Having the show spread across two adjacent hotels – the Atrium and the Hilton – takes some of the sting out of moving between rooms and floors; there didn’t seem to be too much elevator queue tension at the Hilton (unlike RMAF!). The dividing driveway plays host to a couple of food trucks and some pretty girls hawking solar powered USB charging devices. Moving between hotels affords attendees a reminder that the California sunshine is lovely and that there IS life beyond hi-fi…even if that life is a fancy car belting out that Eagles song.

An all Heed setup (+ Funk Firm turntable) rules one of two Profundo Audio rooms. I’m here to meet one of the Huszti brothers, Alpar. He’s the marketing side of the Heed operation and is here all the way from Hungary to play host. On show, the Enigma imaging wizards driven by an all Heed electronic show. Four monos, two to bi-amp each speaker. I call it madness. Alpar reckons if you can do it, why not actually do it?! Fair enough. I reckon Heed need to make a bigger noise about their white casework recently imagined and then executed for their new UK distribution operation. Apparently things are going gangbusters for Heed in the old country. But it’s not their strongest market – it comes it a number 2. Number 1? France. Zut Alors!

Gary Gesellchen and Rick Kernen head up Vanatoo and tell me they’ve spent the last five years developing the Transparent One powered standmounts. Some folks might see desktop/computer speakers. I see a neat solution for smaller living spaces – get those babies on stands. And that’s exactly what’s happened in their Atrium demo room.
When I eventually give up this gig as a member of the press, I doubt I’ll want the latest, greatest, baddest of systems. I’ll want something super-simple: probably standmounts with as few wires as possible. These guys from Vanatoo have me covered. The Transparent One are clever-clever powered speakers. One speaker runs active and feeds the other (passive) box. There are several digital inputs – the optical fed from an Apple Airport Express keeps things minimal – a 1/8” jack for an analogue source too. As the name suggest, the sound is transparent and honest. Bass goes real low but there’s an auto-sensing subwoofer output if you need more. Sounstaging goes real deep. Not for Spendor or Audio Note idealists, but a solution for newcomers or pragmatists. US$499. Ridiculously solid bargain.

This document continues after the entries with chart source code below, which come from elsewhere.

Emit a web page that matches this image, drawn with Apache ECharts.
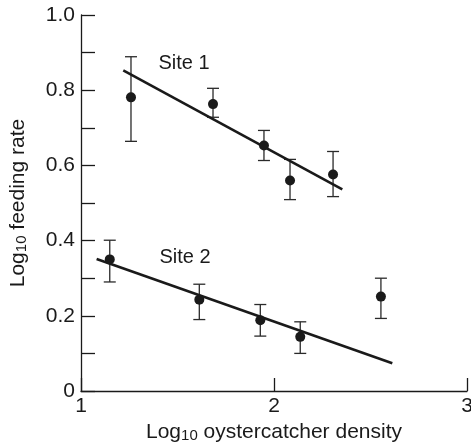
<!DOCTYPE html>
<html>
<head>
<meta charset="utf-8">
<script src="https://cdn.jsdelivr.net/npm/echarts@6/dist/echarts.min.js"></script>
<style>
  html, body { margin: 0; padding: 0; background: #fff; }
  #chart { width: 471px; height: 444px; }
</style>
</head>
<body>
<div id="chart"></div>
<script>
// Site 1 observations: log10 density, mean log10 feeding rate, error bar limits
const site1X = [1.259, 1.684, 1.948, 2.083, 2.306];
const site1Y = [0.781, 0.763, 0.653, 0.560, 0.576];
const site1Hi = [0.889, 0.805, 0.693, 0.616, 0.637];
const site1Lo = [0.664, 0.728, 0.613, 0.509, 0.517];

// Site 2 observations
const site2X = [1.149, 1.613, 1.929, 2.136, 2.554];
const site2Y = [0.350, 0.243, 0.188, 0.144, 0.251];
const site2Hi = [0.401, 0.284, 0.230, 0.184, 0.300];
const site2Lo = [0.290, 0.190, 0.146, 0.100, 0.193];

// Fitted regression lines (start and end points)
const fit1X = [1.219, 2.354];
const fit1Y = [0.853, 0.536];
const fit2X = [1.081, 2.613];
const fit2Y = [0.351, 0.074];

// Site labels anchored in data space
const siteLabels = ['Site 1', 'Site 2'];
const siteLabelX = [1.534, 1.539];
const siteLabelY = [0.872, 0.355];

const yTickLabels = { '0': '0', '0.2': '0.2', '0.4': '0.4', '0.6': '0.6', '0.8': '0.8', '1': '1.0' };

const ink = '#1a1a1a';
const fontFamily = '"Liberation Sans", Arial, sans-serif';

const zip = (xs, ys) => xs.map((x, i) => [x, ys[i]]);
const errData = (xs, lo, hi) => xs.map((x, i) => [x, lo[i], hi[i]]);

function renderErr(params, api) {
  const x = api.value(0);
  const lo = api.coord([x, api.value(1)]);
  const hi = api.coord([x, api.value(2)]);
  const cap = 6;
  const style = { stroke: '#2a2a2a', lineWidth: 1.3 };
  return {
    type: 'group',
    children: [
      { type: 'line', shape: { x1: lo[0], y1: lo[1], x2: hi[0], y2: hi[1] }, style },
      { type: 'line', shape: { x1: hi[0] - cap, y1: hi[1], x2: hi[0] + cap, y2: hi[1] }, style },
      { type: 'line', shape: { x1: lo[0] - cap, y1: lo[1], x2: lo[0] + cap, y2: lo[1] }, style }
    ]
  };
}

const chart = echarts.init(document.getElementById('chart'), null, { renderer: 'canvas' });

const titleRich = {
  a: { fontSize: 21, fontFamily, color: ink },
  b: { fontSize: 15, fontFamily, color: ink, verticalAlign: 'bottom' }
};

chart.setOption({
  animation: false,
  backgroundColor: '#fff',
  grid: { left: 81, top: 15, right: 4, bottom: 53, containLabel: false, outerBoundsMode: 'none' },
  xAxis: {
    type: 'value', min: 1, max: 3, interval: 1,
    name: '{a|Log}{b|10}{a| oystercatcher density}',
    nameLocation: 'middle', nameGap: 27,
    nameTextStyle: { rich: titleRich },
    axisLine: { lineStyle: { color: ink, width: 1.3 } },
    axisTick: { inside: true, length: 13, lineStyle: { color: ink, width: 1.3 } },
    axisLabel: { color: ink, fontSize: 21, fontFamily, margin: 5, showMaxLabel: true },
    splitLine: { show: false }
  },
  yAxis: {
    type: 'value', min: 0, max: 1, interval: 0.1,
    name: '{a|Log}{b|10}{a| feeding rate}',
    nameLocation: 'middle', nameGap: 52, nameRotate: 90,
    nameTextStyle: { rich: titleRich },
    axisLine: { lineStyle: { color: ink, width: 1.3 } },
    axisTick: { inside: true, length: 14, lineStyle: { color: ink, width: 1.3 } },
    axisLabel: {
      color: ink, fontSize: 21, fontFamily, margin: 6,
      formatter: v => yTickLabels[String(+v.toFixed(1))] || ''
    },
    splitLine: { show: false }
  },
  series: [
    { type: 'custom', renderItem: renderErr, data: errData(site1X, site1Lo, site1Hi), z: 2 },
    { type: 'custom', renderItem: renderErr, data: errData(site2X, site2Lo, site2Hi), z: 2 },
    { type: 'line', data: zip(fit1X, fit1Y), symbol: 'none', lineStyle: { color: ink, width: 2.6 }, z: 3 },
    { type: 'line', data: zip(fit2X, fit2Y), symbol: 'none', lineStyle: { color: ink, width: 2.6 }, z: 3 },
    { type: 'scatter', data: zip(site1X, site1Y), symbolSize: 10, itemStyle: { color: ink, opacity: 1 }, z: 4 },
    { type: 'scatter', data: zip(site2X, site2Y), symbolSize: 10, itemStyle: { color: ink, opacity: 1 }, z: 4 },
    {
      type: 'scatter', symbolSize: 0, z: 5,
      itemStyle: { opacity: 1 },
      data: siteLabels.map((t, i) => ({ value: [siteLabelX[i], siteLabelY[i]], name: t })),
      label: { show: true, position: 'inside', formatter: p => p.name, color: ink, fontSize: 20, fontFamily }
    }
  ]
});
</script>
</body>
</html>
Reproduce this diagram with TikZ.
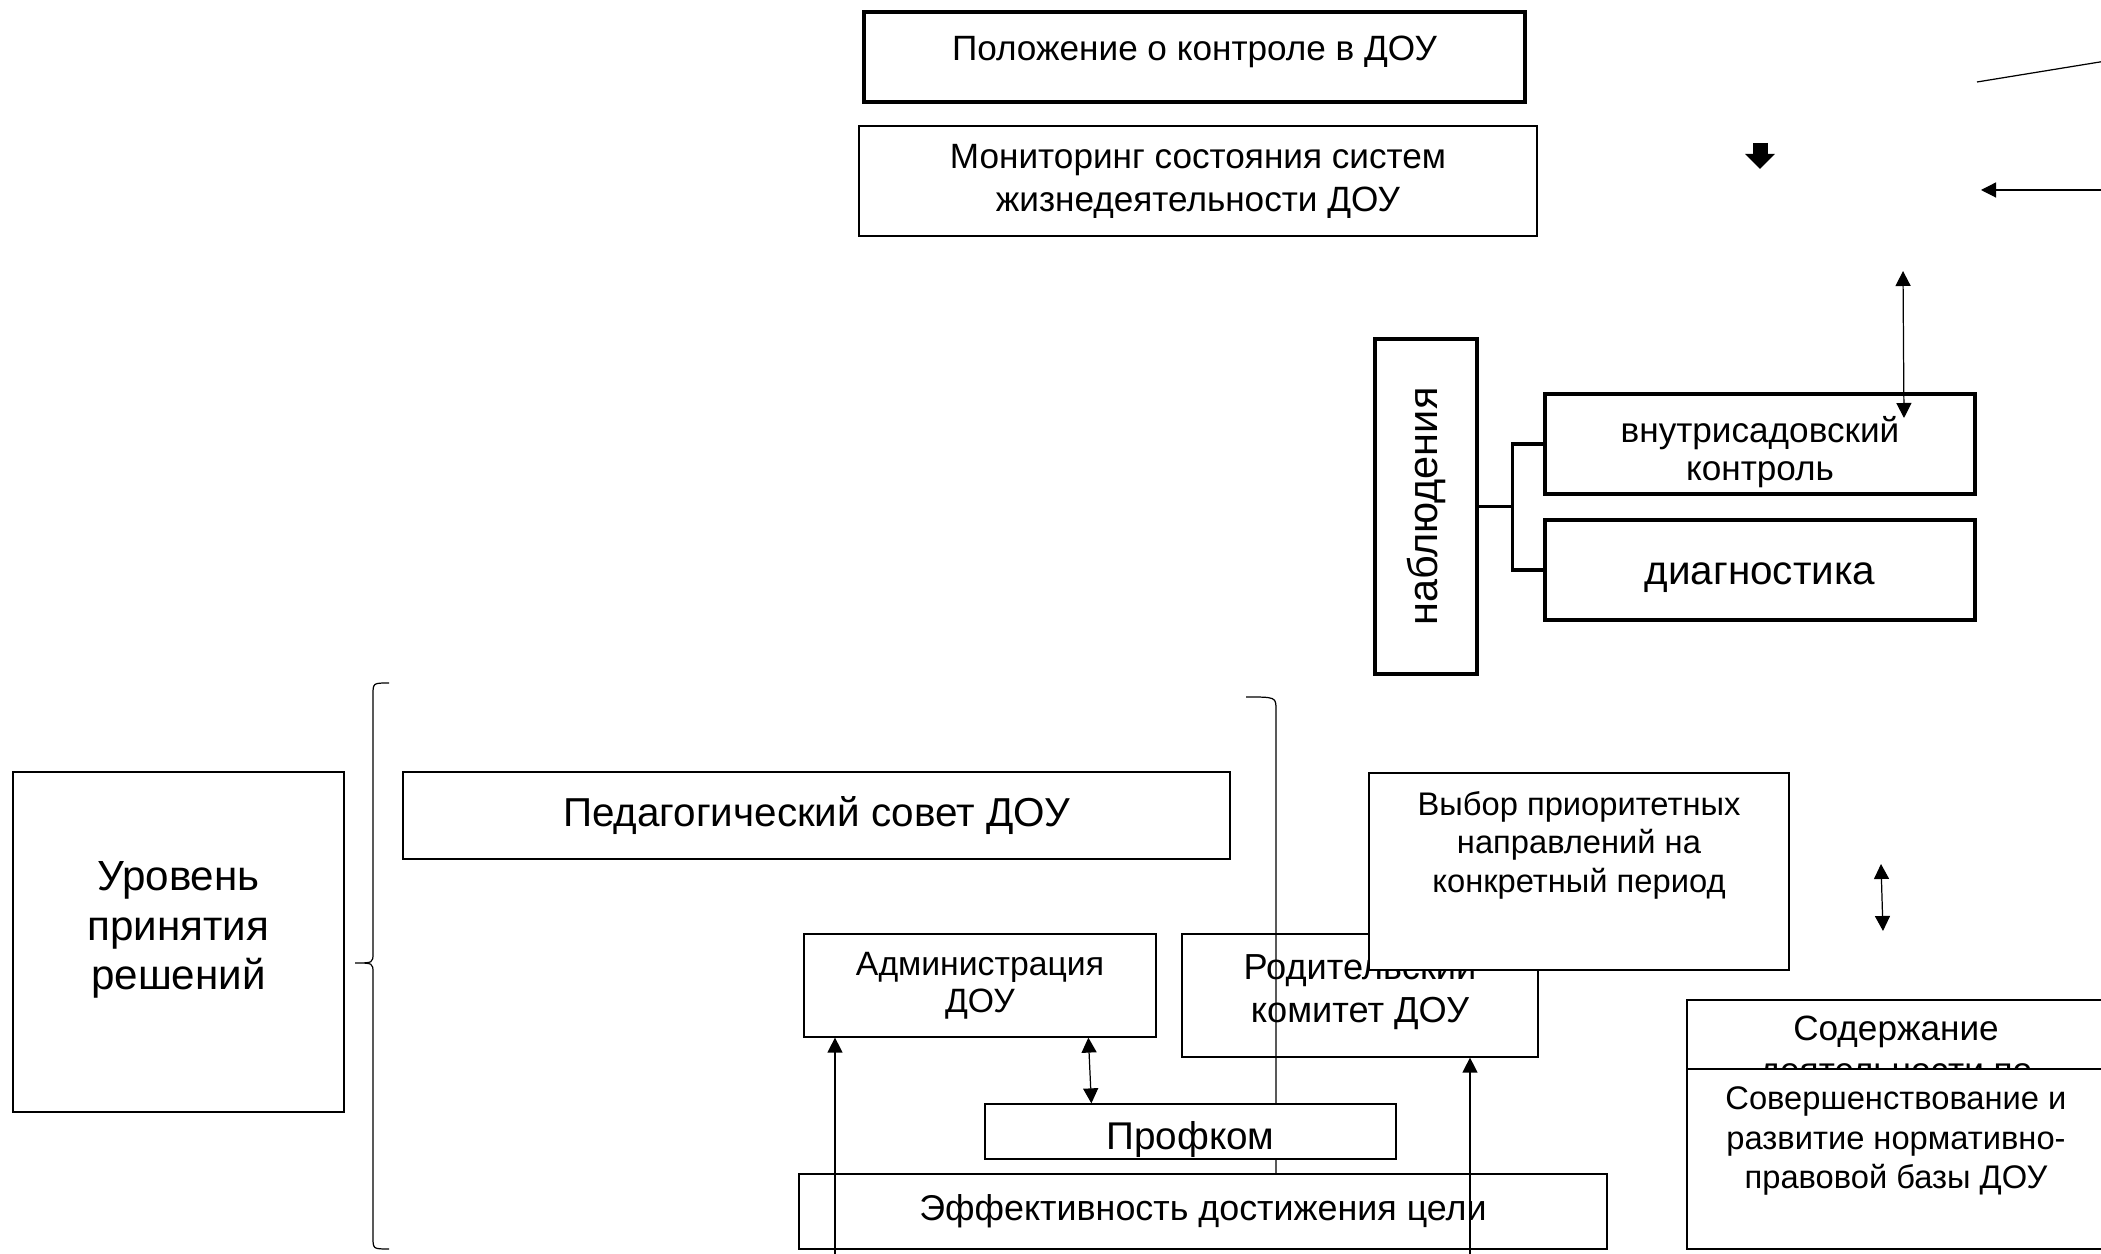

Pretty much everyone comes to the KEF space to wrap their gills ‘round the LS50 standmounts. I’ve only heard them at shows like this and every damn time they sound superb. Every man and his dog has already reviewed them (so I won’t be). Go here, here, here and here. They’ve been an enormous success for KEF and production is likely to continue indefinitely with the “50th anniversary model” quietly slipping away from the front baffle.
The LS50 presentation dances a crooked line between chaotic and slick. These guys know how to work a room and truly engage with attendees. The KEF show is helmed by brand manager Johan Coorg, a right proper Brightonian. He enunciates his words meticulously and dreads punters bringing Norah Jones’ music (and the like) into his demo space. It took me a second visit to dodge such typical audiophile fare. Second time around and we are treated to a spoken word piece about boiled cabbage (yes, seriously), Prince and some ska. A room for fun and banter.
On static display against the real wall are the X300A desktop/computer speakers. Each speaker is actively driven and each speaker contains a 24/96 USB DAC. US$799. The nearest rivals to the Vanatoos in my book. Outstandmountstanding.
The Anthony Gallo Acoustics room knocked me off my perch. I entered thinking lifestyle. I left feeling stunned. Even via the horror-show of “Steve Don’t Go” one could discern a clean/present midrange coupled to a solid low frequency grounding. Absolutely no sense of anything missing. The Micro SE with micro stands + TR3 sub totals to $1875. It wins on looks and it wins on price. If I were going to make any glib comment about Wife Acceptance Factor, it’d be here. The lesson learnt: a high-end sound can be had from something that’s been styled for modern living spaces.

Gary Alpern (right) doesn’t dig his new Metrum Hex…yet. “It sounds broken!” he opines. Fair enough. Not everyone likes everything. It could well be that the Human Audio digital products fronting his demo system are better. Anyway, I’d come to have a quick butchers at the widely/loudly touted Super Sterling 120 (US$4175), the “world’s first single-ended KT120 amplifier” recently birthed by Audion – 25 wpc of pure class A. As mentioned in Part 1 of this coverage, it’s pretty much impossible to judge anything but the system-in-the-room-as-a-whole at hi-fi shows so I’m unable/unwilling to comment on how awesome the beefy new Audion sounds. However, as soon as I spied the DEQX Mate processor (US$4500), Alpern executed a cute demo as to its effectiveness with soundstage focus and overall clarity. DEQX’s US sales manager P.J. Zornosa (left) witnessed my amazement. Thirty seconds was all it took to make me want to own one. Crikey!